Der eine oder andere Händler oder Gastronom hat sein Geschäft bereits geschlossen. Einen Nachpächter zu finden, war bis vor kurzem nicht schwer. Doch mittlerweile wird bei einem Spaziergang durch die Altstadt offensichtlich, dass vermehrt Läden schließen und die Liste der Interessenten wohl immer kürzer wird. In der Hussenstraße beispielsweise sind gleich mehrere Geschäfte geschlossen.

Auch in der Neugasse ist der zunehmende Leerstand offenkundig. „Wir verzeichnen vermehrt freie Flächen in der Innenstadt“, bestätigt Beate Behrens, Wirtschaftsförderin der Stadt Konstanz, auf SÜDKURIER-Nachfrage.
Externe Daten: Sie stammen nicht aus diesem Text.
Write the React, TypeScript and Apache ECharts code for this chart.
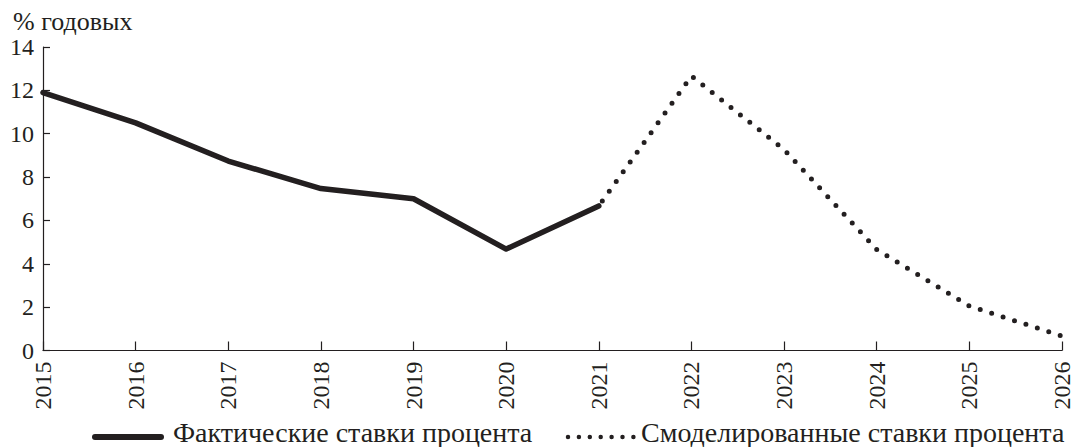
import React, { useEffect, useRef } from "react";
import * as echarts from "echarts";

const years = ["2015","2016","2017","2018","2019","2020","2021","2022","2023","2024","2025","2026"];
const actual = [11.9, 10.5, 8.74, 7.47, 7.0, 4.68, 6.67, null, null, null, null, null];
const modeled = [null, null, null, null, null, null, 6.67, 12.66, 9.27, 4.66, 2.05, 0.67];
const yTicks = [0, 14, 2];
const seriesNames = ["Фактические ставки процента", "Смоделированные ставки процента"];
const unitLabel = "% годовых";

const FONT = "Liberation Serif";
const INK = "#231f20";

export default function App() {
  const ref = useRef<HTMLDivElement>(null);
  useEffect(() => {
    const chart = echarts.init(ref.current!, null, { renderer: "svg" });
    chart.setOption({
      animation: false,
      backgroundColor: "#fff",
      textStyle: { fontFamily: FONT, color: INK },
      legend: { show: false },
      graphic: [
        { type: "text", x: 13, y: 21.5, style: { text: unitLabel, fontFamily: FONT, fontSize: 26, fill: INK, verticalAlign: "middle", align: "left" } },
        { type: "line", shape: { x1: 95, y1: 437, x2: 161, y2: 437 }, style: { stroke: INK, lineWidth: 6, lineCap: "round" } },
        { type: "text", x: 173, y: 432.5, style: { text: seriesNames[0], fontFamily: FONT, fontSize: 28, fill: INK, verticalAlign: "middle", align: "left" } },
        { type: "line", shape: { x1: 568, y1: 437, x2: 634, y2: 437 }, style: { stroke: INK, lineWidth: 4.5, lineCap: "round", lineDash: [0, 10.9] } },
        { type: "text", x: 641, y: 432.5, style: { text: seriesNames[1], fontFamily: FONT, fontSize: 28, fill: INK, verticalAlign: "middle", align: "left" } },
      ],
      grid: { left: 43, right: 15, top: 47, bottom: 96.5, containLabel: false },
      xAxis: {
        type: "category",
        data: years,
        boundaryGap: false,
        axisLine: { lineStyle: { color: INK, width: 1.2 } },
        axisTick: { inside: true, length: 9, lineStyle: { color: INK, width: 1.2 }, alignWithLabel: true },
        axisLabel: { rotate: 90, fontFamily: FONT, fontSize: 24, color: INK, margin: 11 },
        splitLine: { show: false },
      },
      yAxis: {
        type: "value",
        min: yTicks[0],
        max: yTicks[1],
        interval: yTicks[2],
        axisLine: { show: true, lineStyle: { color: INK, width: 1.2 } },
        axisTick: { show: true, inside: true, length: 7, lineStyle: { color: INK, width: 1.2 } },
        axisLabel: { fontFamily: FONT, fontSize: 24, color: INK, margin: 9 },
        splitLine: { show: false },
      },
      series: [
        {
          name: seriesNames[0],
          type: "line",
          data: actual,
          symbol: "none",
          showSymbol: false,
          connectNulls: false,
          lineStyle: { color: INK, width: 5.5, cap: "round", join: "round" },
          itemStyle: { color: INK },
        },
        {
          name: seriesNames[1],
          type: "line",
          data: modeled,
          symbol: "none",
          showSymbol: false,
          lineStyle: { color: INK, width: 5, type: [0, 12], cap: "round", dashOffset: 6 },
          itemStyle: { color: INK },
        },
      ],
    });
    return () => chart.dispose();
  }, []);
  return <div ref={ref} style={{ position: "fixed", left: 0, top: 0, width: 1077, height: 447 }} />;
}
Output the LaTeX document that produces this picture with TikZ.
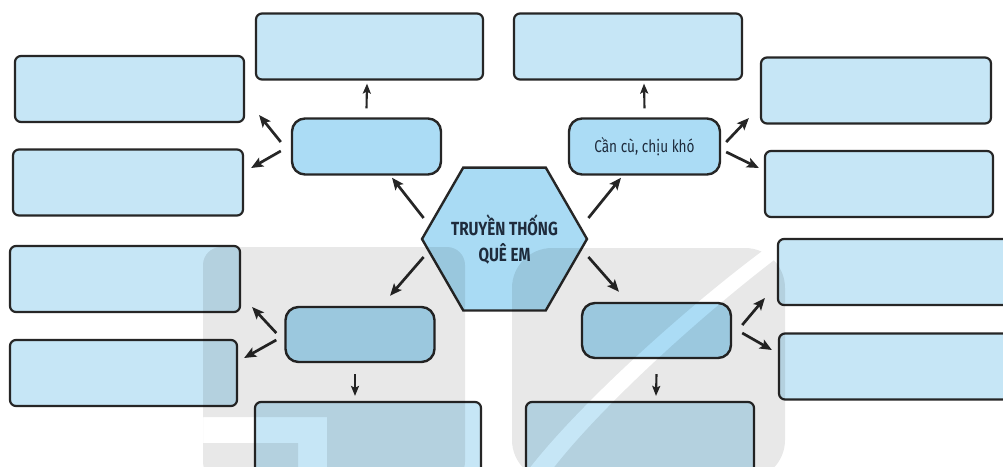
\documentclass[tikz,border=0pt]{standalone}
\usepackage{fontspec}
\setmainfont{Fira Sans}
\newfontfamily\condfont{Fira Sans}[FakeStretch=0.8]
\usetikzlibrary{arrows.meta,shapes.geometric,calc}
\definecolor{boxfill}{HTML}{C6E6F6}
\definecolor{midfill}{HTML}{ABDCF5}
\definecolor{hexfill}{HTML}{A9DBF4}
\definecolor{edge}{HTML}{262626}
\definecolor{ink}{HTML}{1E2B3C}
\begin{document}
\begin{tikzpicture}[x=1pt,y=-1pt,
  bigbox/.style={draw=edge, line width=2.2pt, fill=boxfill, rounded corners=6pt,
    minimum height=66pt, inner sep=0pt},
  midbox/.style={draw=edge, line width=2.4pt, fill=midfill, rounded corners=13pt,
    minimum width=149pt, minimum height=56pt, inner sep=0pt,
    font=\condfont\fontsize{17}{19}\selectfont, text=ink},
  arr/.style={draw=edge, line width=2.7pt, -{Stealth[length=12pt,width=10pt,inset=2.5pt]}},
  varr/.style={draw=edge, line width=2.1pt, -{Stealth[length=10pt,width=8pt,inset=2pt]}},
  wm/.style={fill=black, fill opacity=0.09}
]
\useasboundingbox (0,0) rectangle (1003,466);
\fill[white] (0,0) rectangle (1003,466);
\clip (0,0) rectangle (1003,466);

% outer boxes
\node[bigbox, minimum width=227pt] (t1) at (369.5,46.5) {};
\node[bigbox, minimum width=228pt] (t2) at (628,46.5) {};
\node[bigbox, minimum width=229pt] (l1) at (129.5,89) {};
\node[bigbox, minimum width=230pt] (l2) at (128,182.5) {};
\node[bigbox, minimum width=230pt] (l3) at (125,279) {};
\node[bigbox, minimum width=227pt] (l4) at (123.5,373) {};
\node[bigbox, minimum width=230pt] (r1) at (876,90.5) {};
\node[bigbox, minimum width=228pt] (r2) at (879,184) {};
\node[bigbox, minimum width=232pt] (r3) at (894,272) {};
\node[bigbox, minimum width=231pt] (r4) at (894.5,366.5) {};
\node[bigbox, minimum width=226pt, minimum height=78pt] (b1) at (368,441) {};
\node[bigbox, minimum width=228pt, minimum height=78pt] (b2) at (640,441) {};

% middle boxes
\node[midbox] (ml) at (366.5,146.5) {};
\node[midbox, minimum width=151pt] (mr) at (644.5,146.5) {Cần cù, chịu khó};
\node[midbox, minimum height=55pt] (lm) at (360,334.5) {};
\node[midbox, minimum height=55pt] (rm) at (656.5,330.5) {};

% centre hexagon
\node[regular polygon, regular polygon sides=6, minimum size=165pt, inner sep=0pt,
  draw=edge, line width=2.4pt, fill=hexfill] (hex) at (504.5,239) {};
\node[align=center, text=ink, inner sep=0pt,
  font=\condfont\bfseries\fontsize{19}{26}\selectfont] (hextext) at (hex.center)
  {TRUYỀN THỐNG\\QUÊ EM};

% arrows from hexagon
\draw[arr] ([shift={(3,-21)}]hex.west) -- ([shift={(25.5,2)}]ml.south);
\draw[arr] ([shift={(0,-21)}]hex.east) -- ([shift={(-23.5,2)}]mr.south);
\draw[arr] ([shift={(3,18)}]hex.west) -- ([shift={(30,-10)}]lm.north);
\draw[arr] ([shift={(0,18)}]hex.east) -- ([shift={(-37.5,-10)}]rm.north);

% arrows from middle boxes
\draw[varr] ([shift={(0,-9)}]ml.north) -- ([shift={(-2.5,3)}]t1.south);
\draw[varr] ([shift={(0,-9)}]mr.north) -- ([shift={(16,3)}]t2.south);
\draw[arr] ([shift={(-10,-4.5)}]ml.west) -- ([shift={(14,26)}]l1.east);
\draw[arr] ([shift={(-10,4.5)}]ml.west) -- ([shift={(7,-14.5)}]l2.east);
\draw[arr] ([shift={(5,-4.5)}]mr.east) -- ([shift={(-11,27.5)}]r1.west);
\draw[arr] ([shift={(5,5.5)}]mr.east) -- ([shift={(-5,-16)}]r2.west);
\draw[arr] ([shift={(-8,-1.5)}]lm.west) -- ([shift={(11,28)}]l3.east);
\draw[arr] ([shift={(-8,5.5)}]lm.west) -- ([shift={(6,-15)}]l4.east);
\draw[arr] ([shift={(10,-5.5)}]rm.east) -- ([shift={(-12,26)}]r3.west);
\draw[arr] ([shift={(10,2.5)}]rm.east) -- ([shift={(-6,-16.5)}]r4.west);
\draw[varr] ([shift={(-5,11)}]lm.south) -- ([shift={(-13,-5)}]b1.north);
\draw[varr] ([shift={(0,15)}]rm.south) -- ([shift={(16,-5)}]b2.north);

% watermark (translucent tint)
\begin{scope}
  \clip (0,240) -- (773,243) .. controls (688,305) and (578,405) .. (528,470) -- (0,470) -- cycle;
  \fill[wm, even odd rule, rounded corners=18pt] (203,480) -- (203,247) -- (465,247) -- (465,480) -- cycle
    [sharp corners] (203,417) -- (327,417) -- (327,480) -- (298,480) -- (298,443) -- (203,443) -- cycle;
  \fill[wm, rounded corners=40pt] (512,480) -- (512,248) -- (785,248) -- (785,480) -- cycle;
\end{scope}
\begin{scope}
  \clip (797,243) .. controls (712,305) and (602,405) .. (552,470) -- (1010,470) -- (1010,240) -- cycle;
  \fill[wm, rounded corners=40pt] (512,480) -- (512,248) -- (785,248) -- (785,480) -- cycle;
\end{scope}
\end{tikzpicture}
\end{document}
Freie Flächen seien ein Zeichen dafür, dass die Einnahmeausfälle durch die Lockdowns nicht hatten ausgeglichen werden können.
Zudem habe sich das sonst umsatzstarke Weihnachtsgeschäft nahezu in den Online-Handel verlagert. Freiwerdende Geschäfte – Beate Behrens denkt dabei beispielsweise an den Bereich Marktstätte – hätten rasch nachbesetzt werden können. Gleichwohl „verändert sich das Stadtbild“, so Beate Behrens.
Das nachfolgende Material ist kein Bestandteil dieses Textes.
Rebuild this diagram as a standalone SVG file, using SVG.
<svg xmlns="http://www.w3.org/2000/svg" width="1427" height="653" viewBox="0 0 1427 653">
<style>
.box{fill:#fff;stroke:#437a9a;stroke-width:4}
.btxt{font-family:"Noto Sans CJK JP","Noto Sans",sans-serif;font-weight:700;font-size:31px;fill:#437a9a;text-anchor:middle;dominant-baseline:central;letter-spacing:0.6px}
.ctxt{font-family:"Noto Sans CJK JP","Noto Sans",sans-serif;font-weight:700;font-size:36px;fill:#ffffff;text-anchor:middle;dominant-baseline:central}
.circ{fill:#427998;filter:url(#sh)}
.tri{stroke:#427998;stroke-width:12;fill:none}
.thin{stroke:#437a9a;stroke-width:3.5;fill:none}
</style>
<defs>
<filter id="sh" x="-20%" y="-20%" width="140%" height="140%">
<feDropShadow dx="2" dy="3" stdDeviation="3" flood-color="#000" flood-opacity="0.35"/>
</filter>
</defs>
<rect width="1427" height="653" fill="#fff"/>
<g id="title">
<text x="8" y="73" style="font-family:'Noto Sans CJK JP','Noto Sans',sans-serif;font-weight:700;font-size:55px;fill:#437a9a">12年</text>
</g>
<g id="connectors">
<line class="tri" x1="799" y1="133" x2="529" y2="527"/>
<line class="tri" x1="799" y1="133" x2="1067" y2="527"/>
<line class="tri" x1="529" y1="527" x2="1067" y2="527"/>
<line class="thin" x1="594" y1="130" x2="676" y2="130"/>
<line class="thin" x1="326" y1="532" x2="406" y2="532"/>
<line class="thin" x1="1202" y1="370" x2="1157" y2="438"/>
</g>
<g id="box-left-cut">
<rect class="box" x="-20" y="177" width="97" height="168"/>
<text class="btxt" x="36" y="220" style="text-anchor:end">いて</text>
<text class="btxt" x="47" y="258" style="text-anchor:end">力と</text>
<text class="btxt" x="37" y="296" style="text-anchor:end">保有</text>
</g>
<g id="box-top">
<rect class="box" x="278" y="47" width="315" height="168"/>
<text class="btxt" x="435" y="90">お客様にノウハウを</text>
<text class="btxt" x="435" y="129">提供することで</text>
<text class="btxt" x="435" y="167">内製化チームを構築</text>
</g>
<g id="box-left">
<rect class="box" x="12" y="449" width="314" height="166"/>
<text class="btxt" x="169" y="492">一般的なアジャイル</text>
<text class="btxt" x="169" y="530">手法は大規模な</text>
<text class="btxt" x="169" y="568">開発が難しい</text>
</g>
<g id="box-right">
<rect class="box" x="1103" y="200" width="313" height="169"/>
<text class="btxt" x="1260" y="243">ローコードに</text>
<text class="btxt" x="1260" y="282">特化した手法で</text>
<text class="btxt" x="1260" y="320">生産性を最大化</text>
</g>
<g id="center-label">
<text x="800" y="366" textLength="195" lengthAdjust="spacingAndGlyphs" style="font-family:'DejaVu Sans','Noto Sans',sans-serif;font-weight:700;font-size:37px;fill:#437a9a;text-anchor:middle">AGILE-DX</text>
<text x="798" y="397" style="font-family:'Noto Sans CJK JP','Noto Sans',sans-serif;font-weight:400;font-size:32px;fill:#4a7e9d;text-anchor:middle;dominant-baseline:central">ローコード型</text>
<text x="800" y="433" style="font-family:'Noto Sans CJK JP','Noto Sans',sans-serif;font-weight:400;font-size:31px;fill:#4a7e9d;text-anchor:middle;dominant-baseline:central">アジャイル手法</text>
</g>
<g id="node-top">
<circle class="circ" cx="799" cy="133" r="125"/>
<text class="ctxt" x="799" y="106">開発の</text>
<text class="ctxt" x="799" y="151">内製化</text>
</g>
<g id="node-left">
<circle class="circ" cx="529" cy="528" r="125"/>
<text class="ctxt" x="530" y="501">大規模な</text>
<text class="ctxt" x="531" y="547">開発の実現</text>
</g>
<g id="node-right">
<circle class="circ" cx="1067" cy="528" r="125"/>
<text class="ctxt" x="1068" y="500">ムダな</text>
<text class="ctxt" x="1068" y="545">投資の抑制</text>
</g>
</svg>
„Konstanz hat den Vorteil, dass die Stadt mit großer Resilienz (Widerstandsfähigkeit) ausgestattet ist, so dass frei werdende Flächen bislang rasch nachbesetzt werden konnten“, sagt Beate Behrens, fügt aber im selben Atemzug gleich an: „Das ist ein sehr fragiler Prozess.“
Andere deutsche Städte hätten bereits eine sehr hohe Leerstandsquote in ihren Innenstädten zu verzeichnen. „Bundesweit gibt es das Problem, dass zahlreiche Städte einen strukturellen Leerstand haben und die Nachbesetzung nicht mehr richtig funktioniert“, so die Konstanzer Wirtschaftsförderin.
Offensichtlich ist nun eine Grenze erreicht
Warum aber steht Konstanz im Vergleich noch gut da? „Konstanz ist eine jener deutschen Städte, die noch am besten funktionieren, und zwar aufgrund des Phänomens der inhabergeführten Einzelhandelsgeschäfte in Verbindung mit großen Unternehmen, wie beispielsweise Lago, Karstadt und C&A“, sagt Beate Behrens. Die Mischung aus großen, mittleren und kleinen Flächen mache den Reiz aus. „Aber die können nur funktionieren, wenn genügend Menschen kommen. Und daran haben wir zu arbeiten“, stellt die Wirtschaftsförderin fest.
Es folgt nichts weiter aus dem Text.